### AIM OF THE EXERCISE:
Transcribe the full listing exactly, and drop every picture.
** BEGIN DATA LINES **
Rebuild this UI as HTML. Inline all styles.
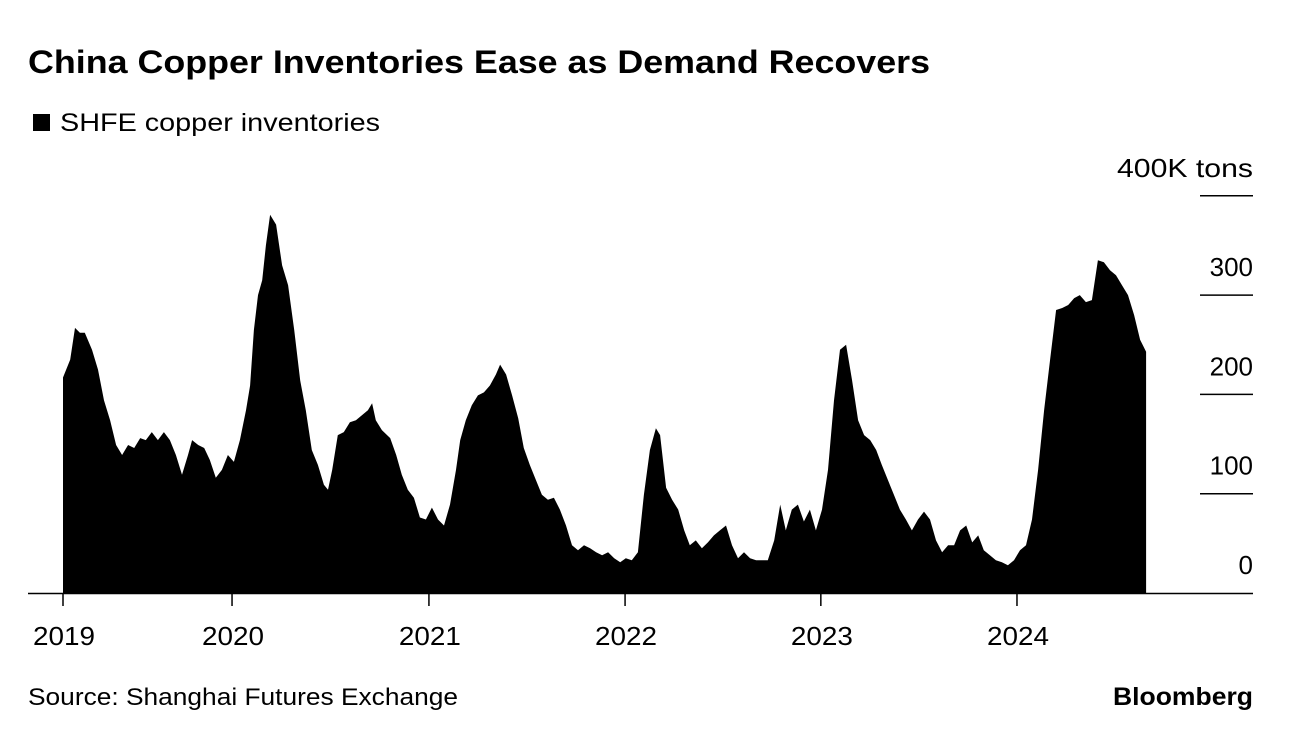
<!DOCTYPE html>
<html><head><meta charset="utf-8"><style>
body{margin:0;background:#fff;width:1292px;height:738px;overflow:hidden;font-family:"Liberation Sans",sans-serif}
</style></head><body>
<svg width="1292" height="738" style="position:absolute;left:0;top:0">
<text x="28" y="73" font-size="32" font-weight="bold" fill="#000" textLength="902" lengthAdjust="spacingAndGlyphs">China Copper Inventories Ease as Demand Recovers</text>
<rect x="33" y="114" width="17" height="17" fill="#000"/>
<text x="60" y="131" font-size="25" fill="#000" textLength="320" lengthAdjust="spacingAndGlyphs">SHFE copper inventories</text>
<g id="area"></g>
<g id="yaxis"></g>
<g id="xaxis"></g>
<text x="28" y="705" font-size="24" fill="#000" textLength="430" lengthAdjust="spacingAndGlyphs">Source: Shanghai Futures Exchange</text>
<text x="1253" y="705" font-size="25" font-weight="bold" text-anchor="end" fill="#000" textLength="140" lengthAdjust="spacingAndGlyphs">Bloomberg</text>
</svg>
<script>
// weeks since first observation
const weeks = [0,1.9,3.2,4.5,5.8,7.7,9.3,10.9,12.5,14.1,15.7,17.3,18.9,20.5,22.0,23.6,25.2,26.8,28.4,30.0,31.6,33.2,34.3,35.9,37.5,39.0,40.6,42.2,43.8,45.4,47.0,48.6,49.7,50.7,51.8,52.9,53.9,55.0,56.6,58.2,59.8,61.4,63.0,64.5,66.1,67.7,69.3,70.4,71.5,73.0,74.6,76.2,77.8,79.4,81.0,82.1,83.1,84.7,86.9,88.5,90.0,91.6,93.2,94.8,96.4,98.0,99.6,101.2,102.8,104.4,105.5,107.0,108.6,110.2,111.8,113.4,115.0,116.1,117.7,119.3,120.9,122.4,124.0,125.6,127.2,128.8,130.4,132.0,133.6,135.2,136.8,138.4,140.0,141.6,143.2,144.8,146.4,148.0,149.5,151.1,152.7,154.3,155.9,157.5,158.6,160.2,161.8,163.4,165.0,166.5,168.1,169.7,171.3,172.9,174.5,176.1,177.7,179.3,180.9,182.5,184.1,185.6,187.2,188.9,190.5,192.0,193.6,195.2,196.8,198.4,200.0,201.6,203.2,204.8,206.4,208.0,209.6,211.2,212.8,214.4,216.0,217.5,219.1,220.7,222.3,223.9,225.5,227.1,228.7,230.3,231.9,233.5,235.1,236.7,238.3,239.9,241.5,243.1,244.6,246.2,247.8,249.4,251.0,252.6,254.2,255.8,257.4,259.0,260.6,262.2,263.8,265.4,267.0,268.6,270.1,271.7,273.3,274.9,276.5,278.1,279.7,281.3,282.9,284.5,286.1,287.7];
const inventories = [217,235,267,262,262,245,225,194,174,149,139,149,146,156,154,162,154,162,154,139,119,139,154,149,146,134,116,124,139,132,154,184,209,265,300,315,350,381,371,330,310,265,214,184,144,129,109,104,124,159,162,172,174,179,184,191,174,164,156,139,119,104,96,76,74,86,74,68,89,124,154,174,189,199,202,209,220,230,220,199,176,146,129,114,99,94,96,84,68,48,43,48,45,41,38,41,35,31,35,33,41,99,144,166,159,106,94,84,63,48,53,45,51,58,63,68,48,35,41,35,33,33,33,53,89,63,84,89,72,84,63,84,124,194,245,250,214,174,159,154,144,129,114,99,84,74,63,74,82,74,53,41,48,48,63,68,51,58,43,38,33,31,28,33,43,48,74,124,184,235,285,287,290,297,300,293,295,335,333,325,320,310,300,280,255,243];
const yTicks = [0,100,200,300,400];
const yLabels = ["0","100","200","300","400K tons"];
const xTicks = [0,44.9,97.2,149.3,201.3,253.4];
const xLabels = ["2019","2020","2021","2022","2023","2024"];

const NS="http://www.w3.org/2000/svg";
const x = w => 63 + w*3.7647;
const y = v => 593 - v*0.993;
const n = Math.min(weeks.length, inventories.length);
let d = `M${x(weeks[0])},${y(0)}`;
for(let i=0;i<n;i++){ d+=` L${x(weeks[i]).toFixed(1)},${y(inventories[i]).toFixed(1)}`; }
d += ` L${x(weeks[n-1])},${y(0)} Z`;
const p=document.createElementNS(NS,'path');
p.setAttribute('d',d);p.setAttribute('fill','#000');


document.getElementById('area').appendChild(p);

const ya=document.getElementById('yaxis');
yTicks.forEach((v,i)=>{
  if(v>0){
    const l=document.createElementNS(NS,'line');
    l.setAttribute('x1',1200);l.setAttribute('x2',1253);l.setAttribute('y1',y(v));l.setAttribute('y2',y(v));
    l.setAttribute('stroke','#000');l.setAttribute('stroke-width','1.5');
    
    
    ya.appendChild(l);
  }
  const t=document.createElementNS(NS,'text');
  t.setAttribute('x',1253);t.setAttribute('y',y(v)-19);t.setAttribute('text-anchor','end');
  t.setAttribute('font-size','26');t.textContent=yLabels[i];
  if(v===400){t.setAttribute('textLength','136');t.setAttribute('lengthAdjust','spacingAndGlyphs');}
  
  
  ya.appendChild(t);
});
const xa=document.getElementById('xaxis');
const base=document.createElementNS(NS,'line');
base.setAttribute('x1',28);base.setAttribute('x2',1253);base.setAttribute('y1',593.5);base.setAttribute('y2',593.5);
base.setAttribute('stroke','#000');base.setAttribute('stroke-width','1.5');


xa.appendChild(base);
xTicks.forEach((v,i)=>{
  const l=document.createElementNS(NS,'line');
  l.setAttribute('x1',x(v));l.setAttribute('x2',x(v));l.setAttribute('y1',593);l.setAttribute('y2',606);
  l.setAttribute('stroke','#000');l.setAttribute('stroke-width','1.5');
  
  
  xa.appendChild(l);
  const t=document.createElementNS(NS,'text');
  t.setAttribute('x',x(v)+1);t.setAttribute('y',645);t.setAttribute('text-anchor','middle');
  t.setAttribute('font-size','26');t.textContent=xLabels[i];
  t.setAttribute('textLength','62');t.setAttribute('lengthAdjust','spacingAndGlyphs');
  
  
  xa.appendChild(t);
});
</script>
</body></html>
** END DATA LINES **
### EXERCISE RESPONSE:
Rebuild this UI as HTML. Inline all styles.
<!DOCTYPE html>
<html><head><meta charset="utf-8"><style>
body{margin:0;background:#fff;width:1292px;height:738px;overflow:hidden;font-family:"Liberation Sans",sans-serif}
</style></head><body>
<svg width="1292" height="738" style="position:absolute;left:0;top:0">
<text x="28" y="73" font-size="32" font-weight="bold" fill="#000" textLength="902" lengthAdjust="spacingAndGlyphs">China Copper Inventories Ease as Demand Recovers</text>
<rect x="33" y="114" width="17" height="17" fill="#000"/>
<text x="60" y="131" font-size="25" fill="#000" textLength="320" lengthAdjust="spacingAndGlyphs">SHFE copper inventories</text>
<g id="area"></g>
<g id="yaxis"></g>
<g id="xaxis"></g>
<text x="28" y="705" font-size="24" fill="#000" textLength="430" lengthAdjust="spacingAndGlyphs">Source: Shanghai Futures Exchange</text>
<text x="1253" y="705" font-size="25" font-weight="bold" text-anchor="end" fill="#000" textLength="140" lengthAdjust="spacingAndGlyphs">Bloomberg</text>
</svg>
<script>
// weeks since first observation
const weeks = [0,1.9,3.2,4.5,5.8,7.7,9.3,10.9,12.5,14.1,15.7,17.3,18.9,20.5,22.0,23.6,25.2,26.8,28.4,30.0,31.6,33.2,34.3,35.9,37.5,39.0,40.6,42.2,43.8,45.4,47.0,48.6,49.7,50.7,51.8,52.9,53.9,55.0,56.6,58.2,59.8,61.4,63.0,64.5,66.1,67.7,69.3,70.4,71.5,73.0,74.6,76.2,77.8,79.4,81.0,82.1,83.1,84.7,86.9,88.5,90.0,91.6,93.2,94.8,96.4,98.0,99.6,101.2,102.8,104.4,105.5,107.0,108.6,110.2,111.8,113.4,115.0,116.1,117.7,119.3,120.9,122.4,124.0,125.6,127.2,128.8,130.4,132.0,133.6,135.2,136.8,138.4,140.0,141.6,143.2,144.8,146.4,148.0,149.5,151.1,152.7,154.3,155.9,157.5,158.6,160.2,161.8,163.4,165.0,166.5,168.1,169.7,171.3,172.9,174.5,176.1,177.7,179.3,180.9,182.5,184.1,185.6,187.2,188.9,190.5,192.0,193.6,195.2,196.8,198.4,200.0,201.6,203.2,204.8,206.4,208.0,209.6,211.2,212.8,214.4,216.0,217.5,219.1,220.7,222.3,223.9,225.5,227.1,228.7,230.3,231.9,233.5,235.1,236.7,238.3,239.9,241.5,243.1,244.6,246.2,247.8,249.4,251.0,252.6,254.2,255.8,257.4,259.0,260.6,262.2,263.8,265.4,267.0,268.6,270.1,271.7,273.3,274.9,276.5,278.1,279.7,281.3,282.9,284.5,286.1,287.7];
const inventories = [217,235,267,262,262,245,225,194,174,149,139,149,146,156,154,162,154,162,154,139,119,139,154,149,146,134,116,124,139,132,154,184,209,265,300,315,350,381,371,330,310,265,214,184,144,129,109,104,124,159,162,172,174,179,184,191,174,164,156,139,119,104,96,76,74,86,74,68,89,124,154,174,189,199,202,209,220,230,220,199,176,146,129,114,99,94,96,84,68,48,43,48,45,41,38,41,35,31,35,33,41,99,144,166,159,106,94,84,63,48,53,45,51,58,63,68,48,35,41,35,33,33,33,53,89,63,84,89,72,84,63,84,124,194,245,250,214,174,159,154,144,129,114,99,84,74,63,74,82,74,53,41,48,48,63,68,51,58,43,38,33,31,28,33,43,48,74,124,184,235,285,287,290,297,300,293,295,335,333,325,320,310,300,280,255,243];
const yTicks = [0,100,200,300,400];
const yLabels = ["0","100","200","300","400K tons"];
const xTicks = [0,44.9,97.2,149.3,201.3,253.4];
const xLabels = ["2019","2020","2021","2022","2023","2024"];

const NS="http://www.w3.org/2000/svg";
const x = w => 63 + w*3.7647;
const y = v => 593 - v*0.993;
const n = Math.min(weeks.length, inventories.length);
let d = `M${x(weeks[0])},${y(0)}`;
for(let i=0;i<n;i++){ d+=` L${x(weeks[i]).toFixed(1)},${y(inventories[i]).toFixed(1)}`; }
d += ` L${x(weeks[n-1])},${y(0)} Z`;
const p=document.createElementNS(NS,'path');
p.setAttribute('d',d);p.setAttribute('fill','#000');


document.getElementById('area').appendChild(p);

const ya=document.getElementById('yaxis');
yTicks.forEach((v,i)=>{
  if(v>0){
    const l=document.createElementNS(NS,'line');
    l.setAttribute('x1',1200);l.setAttribute('x2',1253);l.setAttribute('y1',y(v));l.setAttribute('y2',y(v));
    l.setAttribute('stroke','#000');l.setAttribute('stroke-width','1.5');
    
    
    ya.appendChild(l);
  }
  const t=document.createElementNS(NS,'text');
  t.setAttribute('x',1253);t.setAttribute('y',y(v)-19);t.setAttribute('text-anchor','end');
  t.setAttribute('font-size','26');t.textContent=yLabels[i];
  if(v===400){t.setAttribute('textLength','136');t.setAttribute('lengthAdjust','spacingAndGlyphs');}
  
  
  ya.appendChild(t);
});
const xa=document.getElementById('xaxis');
const base=document.createElementNS(NS,'line');
base.setAttribute('x1',28);base.setAttribute('x2',1253);base.setAttribute('y1',593.5);base.setAttribute('y2',593.5);
base.setAttribute('stroke','#000');base.setAttribute('stroke-width','1.5');


xa.appendChild(base);
xTicks.forEach((v,i)=>{
  const l=document.createElementNS(NS,'line');
  l.setAttribute('x1',x(v));l.setAttribute('x2',x(v));l.setAttribute('y1',593);l.setAttribute('y2',606);
  l.setAttribute('stroke','#000');l.setAttribute('stroke-width','1.5');
  
  
  xa.appendChild(l);
  const t=document.createElementNS(NS,'text');
  t.setAttribute('x',x(v)+1);t.setAttribute('y',645);t.setAttribute('text-anchor','middle');
  t.setAttribute('font-size','26');t.textContent=xLabels[i];
  t.setAttribute('textLength','62');t.setAttribute('lengthAdjust','spacingAndGlyphs');
  
  
  xa.appendChild(t);
});
</script>
</body></html>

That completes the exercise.